§ **RECORDS FOR THE EXERCISE**
++++++++

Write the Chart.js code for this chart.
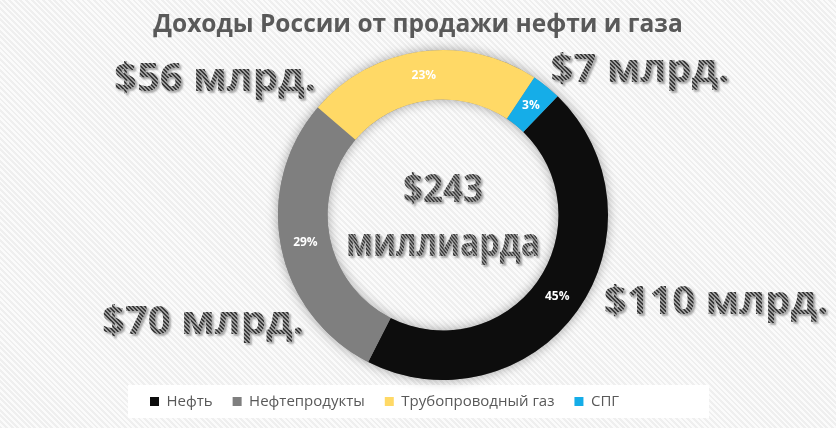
<!DOCTYPE html>
<html>
<head>
<meta charset="utf-8">
<script src="https://cdn.jsdelivr.net/npm/chart.js@4.4.1/dist/chart.umd.min.js"></script>
<style>
html, body { margin: 0; padding: 0; }
body {
  width: 836px; height: 428px; overflow: hidden;
  background: repeating-linear-gradient(45deg, #efefef 0px, #efefef 2px, #fbfbfb 2px, #fbfbfb 4px);
}
#wrap { position: relative; width: 836px; height: 428px; }
</style>
</head>
<body>
<div id="wrap"><canvas id="chart" width="836" height="428"></canvas></div>
<script>
// data, billions of USD
var categories = ["Нефть", "Нефтепродукты", "Трубопроводный газ", "СПГ"];
var revenues = [110, 70, 56, 7];
var colors = ["#0d0d0d", "#7f7f7f", "#ffd966", "#15ade8"];
var titleText = "Доходы России от продажи нефти и газа";
var unitText = " млрд.";
var totalWord = "миллиарда";

// where the big value captions sit, relative to the ring centre
var captionOffsets = [[273, 88], [-240, 108], [-228, -135], [197, -144]];

var total = revenues.reduce(function (a, b) { return a + b; }, 0);

// striped grey fill used by the big captions
function stripePattern(ctx) {
  var p = document.createElement("canvas");
  p.width = 4; p.height = 4;
  var pc = p.getContext("2d");
  pc.fillStyle = "#3a3a3a";
  pc.fillRect(0, 0, 4, 4);
  pc.fillStyle = "#9c9c9c";
  for (var i = 0; i < 4; i++) {
    pc.fillRect(i, i, 1, 1);
    pc.fillRect((i + 1) % 4, i, 1, 1);
  }
  return ctx.createPattern(p, "repeat");
}

function bigText(ctx, txt, x, y, maxW) {
  ctx.save();
  ctx.font = "bold 40px 'Open Sans'";
  ctx.textAlign = "center";
  ctx.textBaseline = "middle";
  ctx.shadowColor = "rgba(0,0,0,0.3)";
  ctx.shadowOffsetX = 2;
  ctx.shadowOffsetY = 2;
  ctx.shadowBlur = 2;
  ctx.fillStyle = stripePattern(ctx);
  if (maxW) ctx.fillText(txt, x, y, maxW);
  else ctx.fillText(txt, x, y);
  ctx.restore();
}

var titlePlugin = {
  id: "titlePlugin",
  afterDraw: function (chart) {
    var ctx = chart.ctx;
    ctx.save();
    ctx.font = "bold 24.5px 'Open Sans'";
    ctx.fillStyle = "#595959";
    ctx.textAlign = "center";
    ctx.textBaseline = "middle";
    ctx.fillText(titleText, chart.width / 2, 25);
    ctx.restore();
  }
};

var ringShadow = {
  id: "ringShadow",
  beforeDatasetsDraw: function (chart) {
    var arc = chart.getDatasetMeta(0).data[0];
    if (!arc) return;
    var ctx = chart.ctx;
    ctx.save();
    ctx.shadowColor = "rgba(0,0,0,0.35)";
    ctx.shadowBlur = 12;
    ctx.fillStyle = "#888";
    ctx.beginPath();
    ctx.arc(arc.x, arc.y, arc.outerRadius, 0, Math.PI * 2);
    ctx.arc(arc.x, arc.y, arc.innerRadius, 0, Math.PI * 2, true);
    ctx.fill();
    ctx.restore();
  }
};

var legendBox = {
  id: "legendBox",
  beforeDraw: function (chart) {
    var boxes = chart.legend.legendHitBoxes;
    if (!boxes || !boxes.length) return;
    var l = boxes[0].left, r = boxes[boxes.length - 1].left + boxes[boxes.length - 1].width;
    var t = boxes[0].top, h = boxes[0].height;
    var ctx = chart.ctx;
    ctx.save();
    ctx.fillStyle = "#ffffff";
    ctx.fillRect(l - 22, t - 9, r - l + 112, h + 18);
    ctx.restore();
  }
};

var labels = {
  id: "labels",
  afterDatasetsDraw: function (chart) {
    var ctx = chart.ctx;
    var meta = chart.getDatasetMeta(0);
    var cx = meta.data[0].x, cy = meta.data[0].y;
    // percentages inside the ring
    meta.data.forEach(function (arc, i) {
      var pos = arc.tooltipPosition();
      ctx.save();
      ctx.font = "bold 12px 'Open Sans'";
      ctx.fillStyle = "#ffffff";
      ctx.textAlign = "center";
      ctx.textBaseline = "middle";
      ctx.fillText(Math.round(revenues[i] / total * 100) + "%", pos.x, pos.y);
      ctx.restore();
    });
    // big captions
    revenues.forEach(function (v, i) {
      bigText(ctx, "$" + v + unitText, cx + captionOffsets[i][0], cy + captionOffsets[i][1]);
    });
    bigText(ctx, "$" + total, cx, cy - 24, 80);
    bigText(ctx, totalWord, cx, cy + 30, 194);
  }
};

var chart = new Chart(document.getElementById("chart"), {
  type: "doughnut",
  data: {
    labels: categories,
    datasets: [{
      data: revenues,
      backgroundColor: colors,
      borderWidth: 0,
      radius: 165
    }]
  },
  options: {
    responsive: false,
    animation: false,
    rotation: 44,
    cutout: "70%",
    layout: { padding: { left: 130, right: 80, top: 56, bottom: 9 } },
    plugins: {
      title: { display: false },
      legend: {
        position: "bottom",
        align: "start",
        labels: {
          boxWidth: 9,
          boxHeight: 9,
          color: "#595959",
          font: { family: "'Open Sans'", size: 15 },
          padding: 20
        }
      },
      tooltip: { enabled: false }
    }
  },
  plugins: [titlePlugin, ringShadow, legendBox, labels]
});
</script>
</body>
</html>
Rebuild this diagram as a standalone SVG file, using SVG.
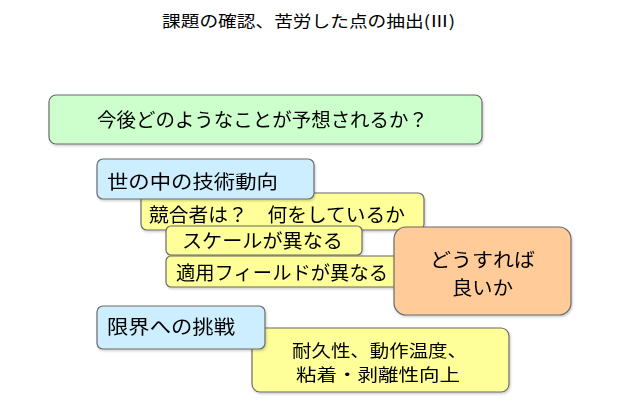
<svg xmlns="http://www.w3.org/2000/svg" width="617" height="402" viewBox="0 0 617 402">
<style>
.box{stroke:#6b6b6b;stroke-width:1.2}
.g{fill:#ccffcc}.b{fill:#cdeeff}.y{fill:#ffff99}.o{fill:#ffcc99}
text{font-family:"Noto Sans CJK JP","Noto Sans",sans-serif;fill:#000;font-size:19px}
.t{font-size:16px}
.s{font-size:17px}
</style>
<defs>
<filter id="sh" x="-5%" y="-5%" width="110%" height="120%">
<feDropShadow dx="1" dy="1.5" stdDeviation="1" flood-color="#000" flood-opacity="0.2"/>
</filter>
</defs>
<text class="t" x="162" y="27" textLength="293" lengthAdjust="spacingAndGlyphs">課題の確認、苦労した点の抽出(Ⅲ)</text>
<g id="connectors"/>
<g id="q" filter="url(#sh)"><rect class="box g" x="49" y="95" width="433" height="49" rx="7"/><text x="97" y="127" textLength="331" lengthAdjust="spacingAndGlyphs">今後どのようなことが予想されるか？</text></g>
<g id="y1" filter="url(#sh)"><rect class="box y" x="141" y="193" width="283" height="37" rx="6"/><text x="149" y="222" textLength="256" lengthAdjust="spacingAndGlyphs">競合者は？　何をしているか</text></g>
<g id="b1" filter="url(#sh)"><rect class="box b" x="97" y="159" width="217" height="40" rx="6"/><text x="107" y="189" textLength="171" lengthAdjust="spacingAndGlyphs">世の中の技術動向</text></g>
<g id="y2" filter="url(#sh)"><rect class="box y" x="166" y="226" width="196" height="29" rx="5"/><text x="182" y="248" textLength="161" lengthAdjust="spacingAndGlyphs">スケールが異なる</text></g>
<g id="y3" filter="url(#sh)"><rect class="box y" x="166" y="256" width="240" height="31" rx="5"/><text x="176" y="280" textLength="212" lengthAdjust="spacingAndGlyphs">適用フィールドが異なる</text></g>
<g id="o" filter="url(#sh)"><rect class="box o" x="394" y="227" width="177" height="88" rx="12"/><text x="430" y="267" textLength="105" lengthAdjust="spacingAndGlyphs">どうすれば</text><text x="452" y="295" textLength="61" lengthAdjust="spacingAndGlyphs">良いか</text></g>
<g id="y4" filter="url(#sh)"><rect class="box y" x="252" y="328" width="257" height="64" rx="8"/><text class="s" x="292" y="357" textLength="175" lengthAdjust="spacingAndGlyphs">耐久性、動作温度、</text><text class="s" x="296" y="381" textLength="164" lengthAdjust="spacingAndGlyphs">粘着・剥離性向上</text></g>
<g id="b2" filter="url(#sh)"><rect class="box b" x="97" y="306" width="168" height="43" rx="6"/><text x="107" y="334" textLength="128" lengthAdjust="spacingAndGlyphs">限界への挑戦</text></g>
</svg>
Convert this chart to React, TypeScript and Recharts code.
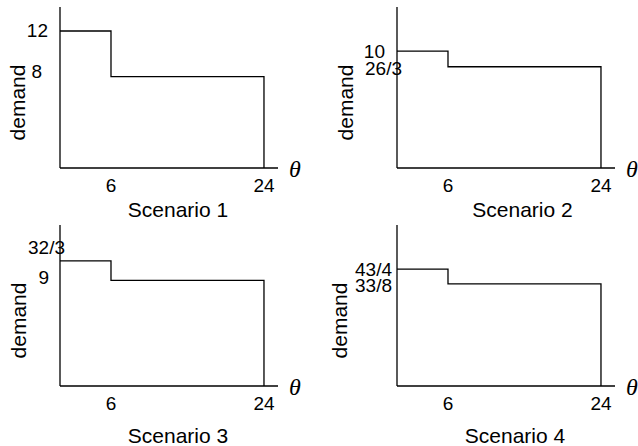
import React from "react";
import { LineChart, Line, XAxis, YAxis } from "recharts";

// breakpoints of the demand profile (hours)
const hours = [0, 6, 24, 24];
const xTicks = [6, 24];

const demand1 = [12, 8, 8, 0];
const demand2 = [10, 26 / 3, 26 / 3, 0];
const demand3 = [32 / 3, 9, 9, 0];
// lower level is labelled "33/8" but drawn at roughly 9.4
const demand4 = [43 / 4, 9.4, 9.4, 0];

const yLabels1 = ["12", "8"];
const yLabels2 = ["10", "26/3"];
const yLabels3 = ["32/3", "9"];
const yLabels4 = ["43/4", "33/8"];

const titles = ["Scenario 1", "Scenario 2", "Scenario 3", "Scenario 4"];

const SANS = "'Liberation Sans', Arial, sans-serif";
const SERIF = "'Liberation Serif', 'Times New Roman', serif";

type PanelProps = {
  title: string;
  demand: number[];
  yLabels: string[];
  yMax: number;
  left: number;
  top: number;
  margin: { top: number; right: number; bottom: number; left: number };
  demandDx: number;
  titleDx: number;
  titleDy: number;
  // [gap from axis, vertical shift] for each y tick label
  nudge: number[][];
};

function Panel(p: PanelProps) {
  const rows = hours.map((t, i) => ({ t, demand: p.demand[i] }));
  const levels = p.demand.slice(0, 2);

  const xLabel = (props: any) => {
    const vb = props.viewBox;
    return (
      <g>
        <text
          x={vb.x + vb.width + 11}
          y={vb.y + 9}
          fontFamily={SERIF}
          fontStyle="italic"
          fontSize={24}
          fill="#000"
        >
          θ
        </text>
        <text
          x={vb.x + vb.width / 2 + p.titleDx}
          y={vb.y + p.titleDy}
          textAnchor="middle"
          fontFamily={SANS}
          fontSize={21}
          fill="#000"
        >
          {p.title}
        </text>
      </g>
    );
  };

  const yLabel = (props: any) => {
    const vb = props.viewBox;
    const cx = vb.x + vb.width - p.demandDx;
    const cy = vb.y + vb.height / 2 + 15;
    return (
      <text
        x={cx}
        y={cy}
        transform={`rotate(-90 ${cx} ${cy})`}
        textAnchor="middle"
        dominantBaseline="central"
        fontFamily={SANS}
        fontSize={21}
        fill="#000"
      >
        demand
      </text>
    );
  };

  const yTick = (props: any) => {
    const i = levels.indexOf(props.payload.value);
    const [gap, dy] = p.nudge[i] ?? [10, 0];
    return (
      <text
        x={props.x - gap}
        y={props.y + dy}
        textAnchor="end"
        dominantBaseline="central"
        fontFamily={SANS}
        fontSize={19}
        fill="#000"
      >
        {p.yLabels[i] ?? ""}
      </text>
    );
  };

  return (
    <div style={{ position: "absolute", left: p.left, top: p.top }}>
      <LineChart width={319} height={223} data={rows} margin={p.margin}>
        <XAxis
          type="number"
          dataKey="t"
          domain={[0, 25.65]}
          ticks={xTicks}
          interval={0}
          height={30}
          tickLine={false}
          tickSize={0}
          tickMargin={11}
          axisLine={{ stroke: "#000", strokeWidth: 1.3 }}
          tick={{ fill: "#000", fontSize: 19, fontFamily: SANS }}
          label={xLabel}
        />
        <YAxis
          type="number"
          domain={[0, p.yMax]}
          ticks={levels}
          interval={0}
          width={40}
          tickLine={false}
          tickSize={0}
          tickMargin={0}
          axisLine={{ stroke: "#000", strokeWidth: 1.3 }}
          tick={yTick}
          label={yLabel}
        />
        <Line
          type="stepAfter"
          dataKey="demand"
          stroke="#000"
          strokeWidth={1.3}
          dot={false}
          activeDot={false}
          isAnimationActive={false}
        />
      </LineChart>
    </div>
  );
}

export default function App() {
  const topMargin = { top: 7, bottom: 25 };
  const bottomMargin = { top: 2, bottom: 30 };
  return (
    <div
      style={{
        position: "absolute",
        left: 0,
        top: 0,
        width: 638,
        height: 446,
        background: "#fff",
        overflow: "hidden",
      }}
    >
      <Panel
        title={titles[0]}
        demand={demand1}
        yLabels={yLabels1}
        yMax={14.1}
        left={0}
        top={0}
        margin={{ ...topMargin, left: 20, right: 41 }}
        demandDx={42.5}
        titleDx={9}
        titleDy={49}
        nudge={[
          [12, 0],
          [18, -5],
        ]}
      />
      <Panel
        title={titles[1]}
        demand={demand2}
        yLabels={yLabels2}
        yMax={13.78}
        left={319}
        top={0}
        margin={{ ...topMargin, left: 38, right: 23 }}
        demandDx={52}
        titleDx={16.5}
        titleDy={49}
        nudge={[
          [12, 0],
          [-5, 2],
        ]}
      />
      <Panel
        title={titles[2]}
        demand={demand3}
        yLabels={yLabels3}
        yMax={13.73}
        left={0}
        top={223}
        margin={{ ...bottomMargin, left: 20, right: 41 }}
        demandDx={41.5}
        titleDx={9}
        titleDy={57}
        nudge={[
          [-5, -13],
          [11, -3],
        ]}
      />
      <Panel
        title={titles[3]}
        demand={demand4}
        yLabels={yLabels4}
        yMax={14.81}
        left={319}
        top={223}
        margin={{ ...bottomMargin, left: 38, right: 23 }}
        demandDx={58}
        titleDx={9}
        titleDy={57}
        nudge={[
          [5, 0],
          [5, 2],
        ]}
      />
    </div>
  );
}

++++++++

§ **TASK PROMPT**
Find how many lines of the material carry the string "code". Only the number should be in the answer.

§ **WRITTEN ANSWER**
2